Mais le roman de Regina Scheer ne se contente pas d’observer et de faire vivre les événements historiques qui ont modelé un village pittoresque d’une belle région allemande, jusqu’à ce qu’il se transforme en paradis pour néo-ruraux. L’autrice a l’habileté de mêler à la chronologie habituelle un autre temps qui, lui, ne passe pas : sur cette terre du Mecklembourg qui porte les vestiges de peuplements et d’industries anciennes dont les scories affleurent encore, « les siècles se confondent parfois ». Les blocs erratiques semblent avoir figé le temps dans le paysage ; des pierres bleues aux contours étranges, passant d’une main à l’autre, témoignent de ce qui reste et se transmet des hommes qui ont vécu là.
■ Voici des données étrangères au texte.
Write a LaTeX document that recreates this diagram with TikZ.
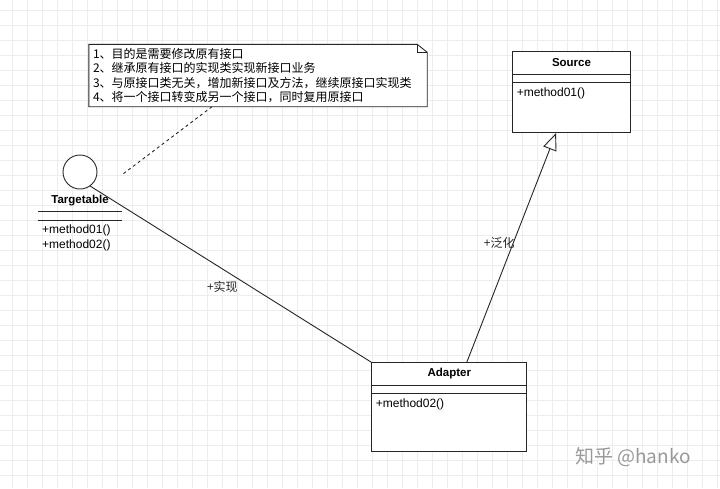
\documentclass[tikz,border=0pt]{standalone}
\usepackage{fontspec}
\setmainfont{Liberation Sans}
\newfontfamily\cjk{Noto Sans CJK SC}
\usetikzlibrary{arrows.meta}

\tikzset{
  gridline/.style={black!7, line width=0.7pt},
  umlline/.style={black!85, line width=0.9pt},
  noteline/.style={umlline, dash pattern=on 3pt off 3pt},
  notebox/.style={fill=white, inner sep=0pt, minimum width=338pt, minimum height=62pt,
    text width=330pt, align=left, font=\cjk\fontsize{12}{14.4}\selectfont},
  classbox/.style={draw=black!85, line width=0.9pt, fill=white, inner sep=0pt},
  classname/.style={font=\bfseries\fontsize{11.5}{14}\selectfont, inner sep=0pt},
  member/.style={anchor=west, inner sep=0pt},
  ifacecircle/.style={circle, draw=black!85, line width=0.9pt, fill=white,
    minimum size=34pt, inner sep=0pt},
  watermark/.style={text=black!40, font=\cjk\fontsize{19}{19}\selectfont}
}

\begin{document}
\begin{tikzpicture}[x=1pt, y=-1pt, font=\fontsize{12}{14.4}\selectfont]
\useasboundingbox (0,0) rectangle (720,488);
\fill[white] (0,0) rectangle (720,488);
% background grid
\foreach \gx in {12,27,...,717}
    \draw[gridline] (\gx,0) -- (\gx,488);
\foreach \gy in {10,25,...,485}
    \draw[gridline] (0,\gy) -- (720,\gy);

% note
\node[notebox] (note) at (258,75.5) {1、目的是需要修改原有接口\\2、继承原有接口的实现类实现新接口业务\\3、与原接口类无关，增加新接口及方法，继续原接口实现类\\4、将一个接口转变成另一个接口，同时复用原接口};
\draw[umlline] (note.north west) -- ([xshift=-10pt]note.north east) -- ([yshift=-8pt]note.north east)
    -- (note.south east) -- (note.south west) -- cycle;
\draw[umlline] ([xshift=-10pt]note.north east) -- ([xshift=-10pt,yshift=-8pt]note.north east)
    -- ([yshift=-8pt]note.north east);
\coordinate (notetail) at (123,174);
\draw[noteline] ([xshift=-46pt]note.south) -- (notetail);

% interface
\node[ifacecircle] (iface) at (80,172) {};
\node[classname] (ifacename) at (80,200.5) {Targetable};
\draw[umlline] (37.5,211.5) -- (121.5,211.5);
\draw[umlline] (37.5,220.5) -- (121.5,220.5);
\node[member] (ifaceop1) at (42,230) {+method01()};
\node[member] (ifaceop2) at (42,245) {+method02()};

% classes
\node[classbox, minimum width=118pt, minimum height=81pt] (source) at (571.5,92.2) {};
\node[classbox, minimum width=155pt, minimum height=89pt] (adapter) at (449.3,407.2) {};
\foreach \cls in {source,adapter}{
    \draw[umlline] ([yshift=-23pt]\cls.north west) -- ([yshift=-23pt]\cls.north east);
    \draw[umlline] ([yshift=-31.5pt]\cls.north west) -- ([yshift=-31.5pt]\cls.north east);
}
\node[classname] (sourcename) at ([yshift=-11pt]source.north) {Source};
\node[member] (sourceop) at ([xshift=4.5pt,yshift=-42.3pt]source.north west) {+method01()};
\node[classname] (adaptername) at ([yshift=-11.3pt]adapter.north) {Adapter};
\node[member] (adapterop) at ([xshift=4.3pt,yshift=-42.3pt]adapter.north west) {+method02()};

% relations
\draw[umlline] (iface.-54) -- (adapter.north west)
    node[pos=0.47, yshift=-18pt, font=\cjk\fontsize{12}{14.4}\selectfont] (implabel) {+实现};
\draw[umlline, -{Triangle[open, length=17pt, width=14pt, fill=white]}]
    ([xshift=17.5pt]adapter.north) -- ([xshift=-15.5pt]source.south)
    node[pos=0.52, xshift=-14pt, font=\cjk\fontsize{12}{14.4}\selectfont] (genlabel) {+泛化};

\node[watermark] (mark) at (633,457.5) {知乎 @hanko};
\end{tikzpicture}
\end{document}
Mieux encore, Clara travaillant pour sa thèse est à l’affût des vieilles chansons et des récits de veillée perpétués de génération en génération, dans un dialecte local pas tout à fait perdu.

En référence explicite au travail que menèrent jadis les frères Grimm dans les campagnes allemandes, la romancière inscrit ainsi la disparition du frère, la mort de Marlene et un demi-siècle d’histoire dans une dimension quasi mythologique, où se retrouve aussi l’arbre qui donne son nom au village, le genévrier, sous sa forme dialectale de « Machandel » : « Ma marâtre m’a tué, / mon père m’a mangé, / ma sœur, la petite Marlene, / a ramassé tous mes os, / les a recueillis dans un foulard de soie, / les a déposés sous le genévrier. » Jusqu’à ce que ce frère martyrisé renaisse sous la forme d’un « bel oiseau au chant magnifique ».

Ainsi s’élabore, imbriquée dans la trame historique, une archéologie mystérieuse où le fantôme d’une dame blanche, les chansons enfantines et les contes anciens sur lesquels travaille Clara voisinent avec les photos retrouvées, ou une pierre dans un tiroir. Le puzzle que Clara essaie d’assembler en évoque un autre, celui des 27 000 fragments à reconstituer retrouvés dans les sous-sols du musée de Pergame, qui a son tour en suggère métaphoriquement un troisième : le classement en cours des archives déchirées de la Stasi. Et si tous ces jeux du souvenir et de la mémoire semblent se refléter dans un même miroir, ce sont pourtant des jeux qui ne vont pas sans risques, car « nous creusons souvent sans savoir ce que nous mettons au jour, il arrive que le passé étouffe le présent ».